### Supplied material

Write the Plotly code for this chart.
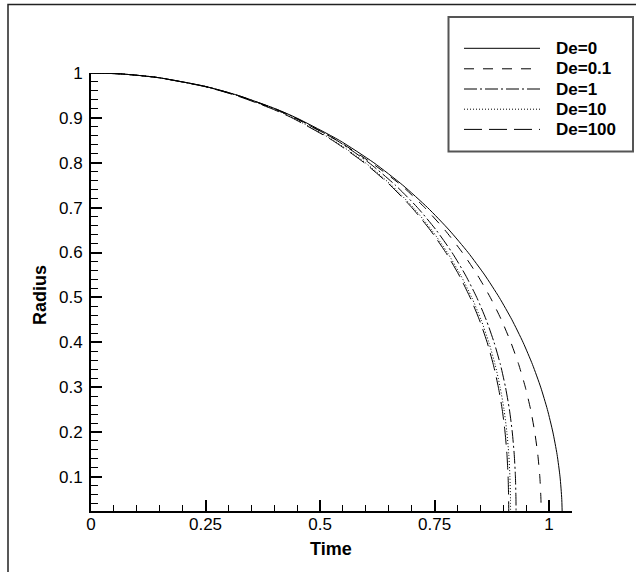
import plotly.graph_objects as go

# Bubble radius levels shared by all curves, and the time at which each curve reaches them
radius = [1.0, 0.998, 0.99, 0.97, 0.95, 0.92, 0.9, 0.85, 0.8, 0.75, 0.7, 0.65, 0.6,
          0.55, 0.5, 0.45, 0.4, 0.35, 0.3, 0.25, 0.2, 0.15, 0.1, 0.05, 0.0]

time_de0 = [0.0, 0.0650, 0.1452, 0.2501, 0.3213, 0.4033, 0.4485, 0.5421, 0.6174, 0.6806,
            0.7348, 0.7819, 0.8232, 0.8594, 0.8911, 0.9189, 0.9431, 0.9639, 0.9816,
            0.9963, 1.0082, 1.0174, 1.0239, 1.0277, 1.0290]
time_de01 = [0.0, 0.0650, 0.1450, 0.2495, 0.3195, 0.4000, 0.4445, 0.5370, 0.6120, 0.6771,
             0.7285, 0.7726, 0.8106, 0.8434, 0.8716, 0.8958, 0.9164, 0.9338, 0.9481,
             0.9597, 0.9686, 0.9753, 0.9798, 0.9822, 0.9830]
time_de1 = [0.0, 0.0656, 0.1450, 0.2500, 0.3205, 0.4026, 0.4466, 0.5362, 0.6068, 0.6645,
            0.7128, 0.7535, 0.7881, 0.8173, 0.8420, 0.8627, 0.8798, 0.8938, 0.9048,
            0.9134, 0.9196, 0.9239, 0.9265, 0.9277, 0.9280]
time_de10 = [0.0, 0.0648, 0.1443, 0.2481, 0.3178, 0.3974, 0.4408, 0.5293, 0.5990, 0.6559,
             0.7036, 0.7438, 0.7779, 0.8067, 0.8311, 0.8515, 0.8684, 0.8822, 0.8931,
             0.9016, 0.9078, 0.9120, 0.9145, 0.9157, 0.9160]
time_de100 = [0.0, 0.0645, 0.1436, 0.2470, 0.3164, 0.3956, 0.4389, 0.5270, 0.5964, 0.6531,
              0.7005, 0.7405, 0.7745, 0.8032, 0.8275, 0.8478, 0.8647, 0.8783, 0.8892,
              0.8977, 0.9038, 0.9080, 0.9105, 0.9117, 0.9120]

series_names = ["De=0", "De=0.1", "De=1", "De=10", "De=100"]
series_times = [time_de0, time_de01, time_de1, time_de10, time_de100]
series_dash = ["solid", "10px,9px", "13px,3px,2px,3px", "1px,2px", "18px,7px"]

x_range = [0, 1.05]
y_range = [0.024, 1.0]

W, H = 636, 572
PL, PR, PT, PB = 91, 572, 73, 511  # plot area in pixels


def px2x(px):
    return (px - PL) / (PR - PL)


def py2y(py):
    return (PB - py) / (PB - PT)


FONT = "Liberation Sans, Arial, sans-serif"

fig = go.Figure()
for name, t, dash in zip(series_names, series_times, series_dash):
    fig.add_trace(go.Scatter(
        x=t, y=radius, mode="lines", name=name,
        line=dict(color="black", width=1, dash=dash, shape="spline", smoothing=0.6),
        showlegend=False,
    ))

shapes = []
annotations = []

# outer frame
shapes.append(dict(type="rect", xref="paper", yref="paper",
                   x0=px2x(8), x1=px2x(700), y0=py2y(640), y1=py2y(4.5),
                   line=dict(color="#222", width=1.5), fillcolor="rgba(0,0,0,0)",
                   layer="below"))

# legend box
shapes.append(dict(type="rect", xref="paper", yref="paper",
                   x0=px2x(448.5), x1=px2x(633), y0=py2y(151.5), y1=py2y(17),
                   line=dict(color="#555", width=2), fillcolor="white"))
rows = [48.3, 68.8, 89.0, 109.2, 129.4]
for name, dash, ry in zip(series_names, series_dash, rows):
    shapes.append(dict(type="line", xref="paper", yref="paper",
                       x0=px2x(464), x1=px2x(540), y0=py2y(ry), y1=py2y(ry),
                       line=dict(color="black", width=1, dash=dash)))
    annotations.append(dict(xref="paper", yref="paper", x=px2x(554), y=py2y(ry),
                            text="<b>" + name + "</b>", showarrow=False,
                            xanchor="left", yanchor="middle",
                            font=dict(family=FONT, size=17, color="black")))

# axis titles
annotations.append(dict(xref="paper", yref="paper", x=px2x(331), y=py2y(549),
                        text="<b>Time</b>", showarrow=False, xanchor="center",
                        yanchor="middle", font=dict(family=FONT, size=18, color="black")))
annotations.append(dict(xref="paper", yref="paper", x=px2x(40), y=py2y(295),
                        text="<b>Radius</b>", showarrow=False, textangle=-90,
                        xanchor="center", yanchor="middle",
                        font=dict(family=FONT, size=18, color="black")))

fig.update_layout(
    width=W, height=H,
    margin=dict(l=PL, r=W - PR, t=PT, b=H - PB, pad=0),
    paper_bgcolor="white", plot_bgcolor="white",
    font=dict(family=FONT, size=17, color="black"),
    shapes=shapes, annotations=annotations,
    showlegend=False,
)
fig.update_xaxes(
    range=x_range, tick0=0, dtick=0.25, ticks="inside", ticklen=11, tickwidth=2,
    tickcolor="black", showline=True, linewidth=2, linecolor="black",
    showgrid=False, zeroline=False, ticklabelstandoff=-3,
    tickfont=dict(family=FONT, size=17, color="black"),
    minor=dict(tick0=0, dtick=0.05, ticks="inside", ticklen=6, tickwidth=1,
               tickcolor="black", showgrid=False),
)
fig.update_yaxes(
    range=y_range, tick0=0, dtick=0.1, ticks="inside", ticklen=11, tickwidth=2,
    tickcolor="black", showline=True, linewidth=2, linecolor="black",
    showgrid=False, zeroline=False, ticklabelstandoff=3,
    tickfont=dict(family=FONT, size=17, color="black"),
    minor=dict(tick0=0, dtick=0.02, ticks="inside", ticklen=7, tickwidth=1,
               tickcolor="black", showgrid=False),
)

fig.write_html("out.html")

### Instruction
Repeat the listing above from its first line through the line that contains "0.8977, 0.9038, 0.9080, 0.9105, 0.9117, 0.9120]", both included, and nothing more. Drop the pictures.

### The completed task
Write the Plotly code for this chart.
import plotly.graph_objects as go

# Bubble radius levels shared by all curves, and the time at which each curve reaches them
radius = [1.0, 0.998, 0.99, 0.97, 0.95, 0.92, 0.9, 0.85, 0.8, 0.75, 0.7, 0.65, 0.6,
          0.55, 0.5, 0.45, 0.4, 0.35, 0.3, 0.25, 0.2, 0.15, 0.1, 0.05, 0.0]

time_de0 = [0.0, 0.0650, 0.1452, 0.2501, 0.3213, 0.4033, 0.4485, 0.5421, 0.6174, 0.6806,
            0.7348, 0.7819, 0.8232, 0.8594, 0.8911, 0.9189, 0.9431, 0.9639, 0.9816,
            0.9963, 1.0082, 1.0174, 1.0239, 1.0277, 1.0290]
time_de01 = [0.0, 0.0650, 0.1450, 0.2495, 0.3195, 0.4000, 0.4445, 0.5370, 0.6120, 0.6771,
             0.7285, 0.7726, 0.8106, 0.8434, 0.8716, 0.8958, 0.9164, 0.9338, 0.9481,
             0.9597, 0.9686, 0.9753, 0.9798, 0.9822, 0.9830]
time_de1 = [0.0, 0.0656, 0.1450, 0.2500, 0.3205, 0.4026, 0.4466, 0.5362, 0.6068, 0.6645,
            0.7128, 0.7535, 0.7881, 0.8173, 0.8420, 0.8627, 0.8798, 0.8938, 0.9048,
            0.9134, 0.9196, 0.9239, 0.9265, 0.9277, 0.9280]
time_de10 = [0.0, 0.0648, 0.1443, 0.2481, 0.3178, 0.3974, 0.4408, 0.5293, 0.5990, 0.6559,
             0.7036, 0.7438, 0.7779, 0.8067, 0.8311, 0.8515, 0.8684, 0.8822, 0.8931,
             0.9016, 0.9078, 0.9120, 0.9145, 0.9157, 0.9160]
time_de100 = [0.0, 0.0645, 0.1436, 0.2470, 0.3164, 0.3956, 0.4389, 0.5270, 0.5964, 0.6531,
              0.7005, 0.7405, 0.7745, 0.8032, 0.8275, 0.8478, 0.8647, 0.8783, 0.8892,
              0.8977, 0.9038, 0.9080, 0.9105, 0.9117, 0.9120]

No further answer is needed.